Play On

October 9, 2006

The discussion about video games in ICM501 last week helped me spark lots of nostalgic conversations with my family this past weekend. My brother (29), my cousin (31) and I had a great time reminiscing about playing our favorite video games as kids. Here are a few, in no particular order:

  • Bubble Bobble – My cousin Theresa and I stayed up all night once and beat this game as a team.
  • Mappy – For a week, I actually held the high score at the arcade. I once drew an audience while I was in the “zone.”
  • Tapper – You’re a bartender and get to serve beers!
  • Mike Tyson’s Punch Out -No ear biting or wife beating involved. Beat the crap out of your siblings and not get yelled at by the parents. Super Mario is the referee.
  • Zork – I still have creepy memories of this text-only game in my psyche.
  • Dig Dug- Dig tunnels, drop rocks on the bad guys. My cousin Maureen was really good at this game.
  • Epyx Multi-Event Games: Summer Games and Winter Games on our Commodore 64. I could get a perfect score with the hot dogging. And I was great at kayaking. But my ice skating program was awful – no artistry, I guess.
  • Galaga – My mom took classes at the local community college and there was a Galaga machine in the common room. My older brother and I would play for what seemed like hours. Evil space bugs out to kill us! How many quarters did I steal out of my mom’s purse?
  • Spy Hunter – We used to play this at the roller rink. Very 007ish. I especially liked using the smoke screen.
  • Dragon’s Lair – the first animated Laserdisc game.
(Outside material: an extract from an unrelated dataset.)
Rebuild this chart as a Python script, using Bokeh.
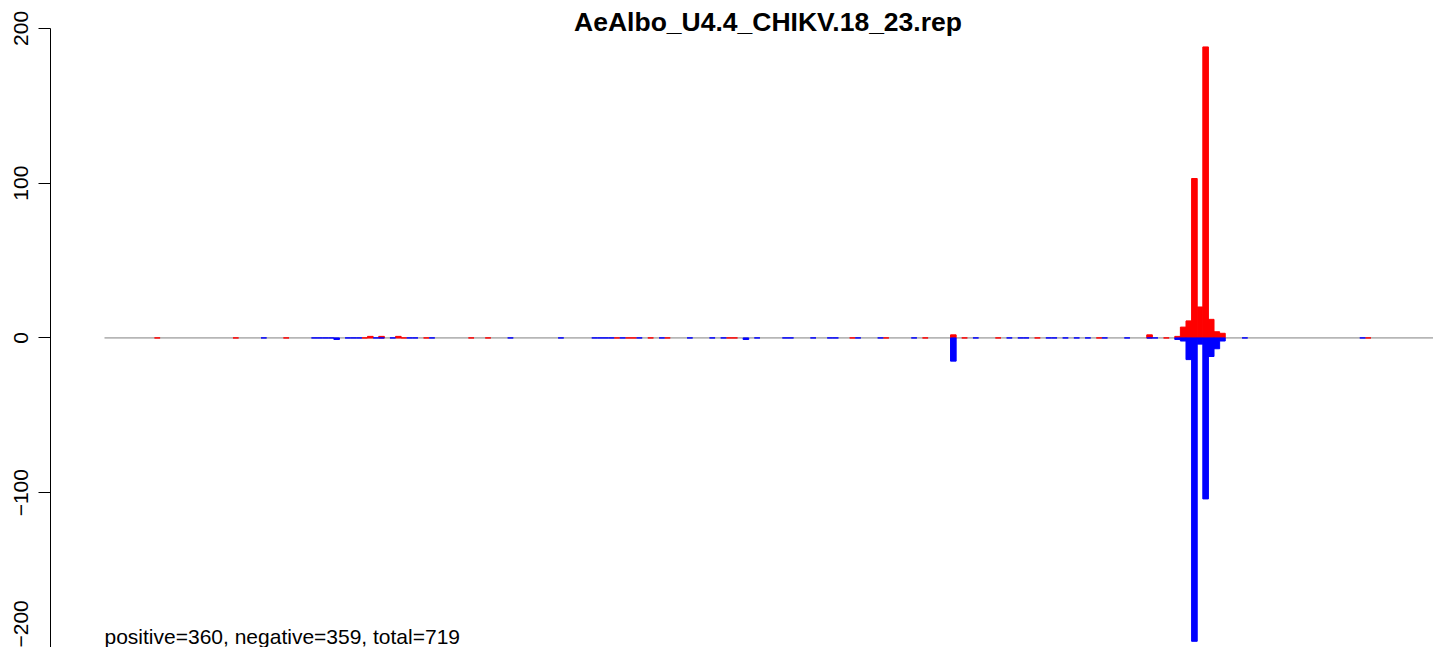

It was also the first video game to look like an animated movie. At the arcade in Rutland, VT (my grandmother lived a few blocks away), there was this guy who could beat the game. I remember a big group of us crowding around the guy to watch. It was like watching a movie.

    Kind of proves that playing video games, or even watching them, is really an “experience.” The memories persist in my brain decades later.

    One of my younger brother’s anecdotes was telling of the technology of the time (and the dynamics of our sibling relationships):

    Since you couldn’t save a game on the consoles back then, you either had to pause the system indefinitely or write down the “level code” to go back to the level where you left off. My older brother (now 35) apparently stayed up really late one Friday night advancing to the highest level of some game. Instead of writing down the code, he paused the machine, left a note for my younger brother to write down the code and went to bed. My younger brother, not seeing the note, turned off the console when he woke up to play something else. Let’s just say an attempted beating ensued later that day.